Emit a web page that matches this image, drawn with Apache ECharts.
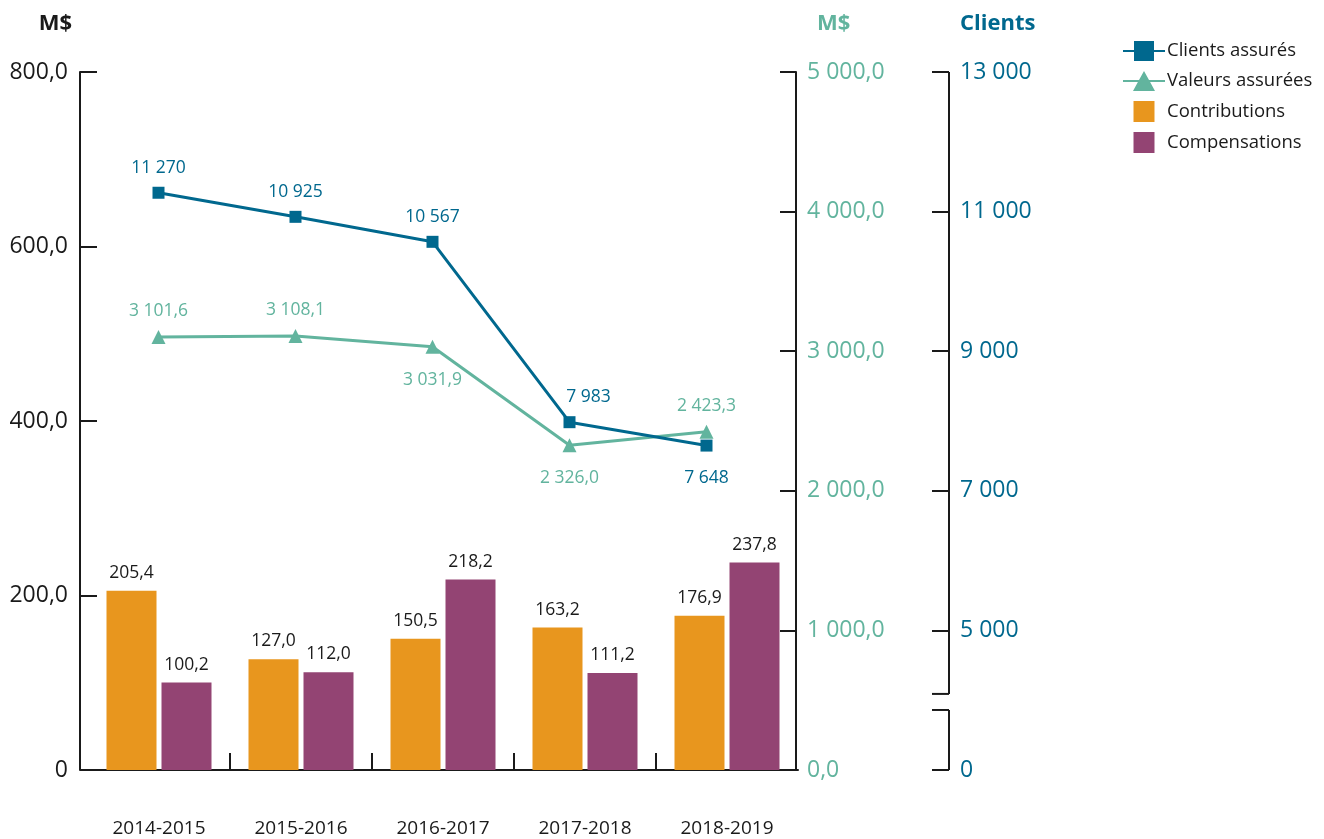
────────────────────────────────────────
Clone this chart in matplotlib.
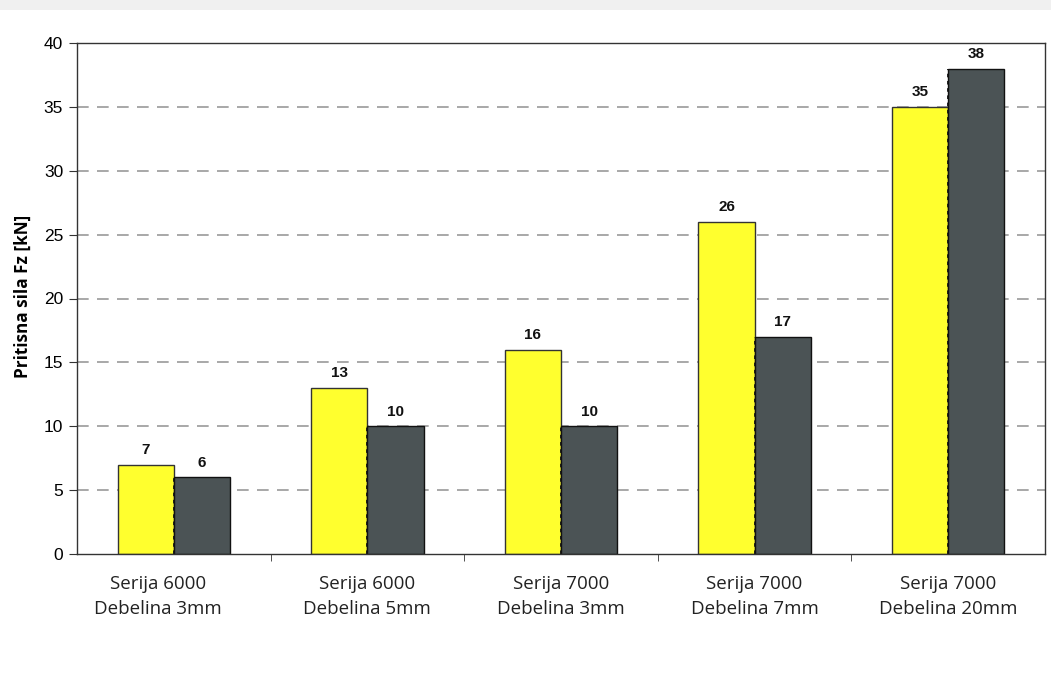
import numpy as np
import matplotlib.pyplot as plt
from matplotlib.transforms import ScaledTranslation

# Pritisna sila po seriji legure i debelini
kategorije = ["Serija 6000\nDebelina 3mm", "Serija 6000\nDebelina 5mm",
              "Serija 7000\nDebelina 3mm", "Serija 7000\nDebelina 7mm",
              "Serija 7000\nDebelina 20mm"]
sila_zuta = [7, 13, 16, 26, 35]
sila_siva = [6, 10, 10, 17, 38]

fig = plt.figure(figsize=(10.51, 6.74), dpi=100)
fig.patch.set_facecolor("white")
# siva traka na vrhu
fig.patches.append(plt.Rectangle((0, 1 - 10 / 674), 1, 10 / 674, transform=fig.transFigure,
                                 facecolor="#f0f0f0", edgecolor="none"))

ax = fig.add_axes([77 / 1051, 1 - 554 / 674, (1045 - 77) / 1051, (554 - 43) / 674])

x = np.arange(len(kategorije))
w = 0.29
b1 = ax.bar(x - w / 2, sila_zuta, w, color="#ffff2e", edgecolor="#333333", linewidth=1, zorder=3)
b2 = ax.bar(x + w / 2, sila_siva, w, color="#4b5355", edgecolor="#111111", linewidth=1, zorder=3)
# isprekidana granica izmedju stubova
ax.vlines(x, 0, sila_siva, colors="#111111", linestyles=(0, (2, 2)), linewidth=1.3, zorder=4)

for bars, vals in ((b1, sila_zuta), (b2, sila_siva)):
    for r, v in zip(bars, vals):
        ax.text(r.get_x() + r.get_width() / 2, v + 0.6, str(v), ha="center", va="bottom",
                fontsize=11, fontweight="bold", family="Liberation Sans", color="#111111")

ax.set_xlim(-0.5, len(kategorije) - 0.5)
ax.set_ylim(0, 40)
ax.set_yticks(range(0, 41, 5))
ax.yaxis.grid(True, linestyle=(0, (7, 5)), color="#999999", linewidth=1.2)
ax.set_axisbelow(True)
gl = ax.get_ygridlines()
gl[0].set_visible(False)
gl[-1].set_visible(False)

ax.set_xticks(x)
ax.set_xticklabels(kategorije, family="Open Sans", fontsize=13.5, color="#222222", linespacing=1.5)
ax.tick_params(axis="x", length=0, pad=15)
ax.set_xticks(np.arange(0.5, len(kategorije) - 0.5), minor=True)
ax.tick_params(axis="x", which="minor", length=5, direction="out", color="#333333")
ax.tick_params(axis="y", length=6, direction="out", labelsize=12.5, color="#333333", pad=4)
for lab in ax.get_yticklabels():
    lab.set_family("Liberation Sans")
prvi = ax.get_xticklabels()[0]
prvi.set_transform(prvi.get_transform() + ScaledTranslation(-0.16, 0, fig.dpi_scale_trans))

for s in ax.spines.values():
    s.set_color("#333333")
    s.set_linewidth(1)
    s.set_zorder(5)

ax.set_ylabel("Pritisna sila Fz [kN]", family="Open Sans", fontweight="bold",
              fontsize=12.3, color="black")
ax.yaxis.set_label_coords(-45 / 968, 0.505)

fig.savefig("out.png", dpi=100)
────────────────────────────────────────
◆ **WHAT TO PRODUCE**:
Exactly and only the lines from the line with "Clone this chart in matplotlib." to the line with "sila_siva = [6, 10, 10, 17, 38]", both ends included, should be echoed. Do not carry over the pictures.

◆ **CORRECT RESPONSE**:
Clone this chart in matplotlib.
import numpy as np
import matplotlib.pyplot as plt
from matplotlib.transforms import ScaledTranslation

# Pritisna sila po seriji legure i debelini
kategorije = ["Serija 6000\nDebelina 3mm", "Serija 6000\nDebelina 5mm",
              "Serija 7000\nDebelina 3mm", "Serija 7000\nDebelina 7mm",
              "Serija 7000\nDebelina 20mm"]
sila_zuta = [7, 13, 16, 26, 35]
sila_siva = [6, 10, 10, 17, 38]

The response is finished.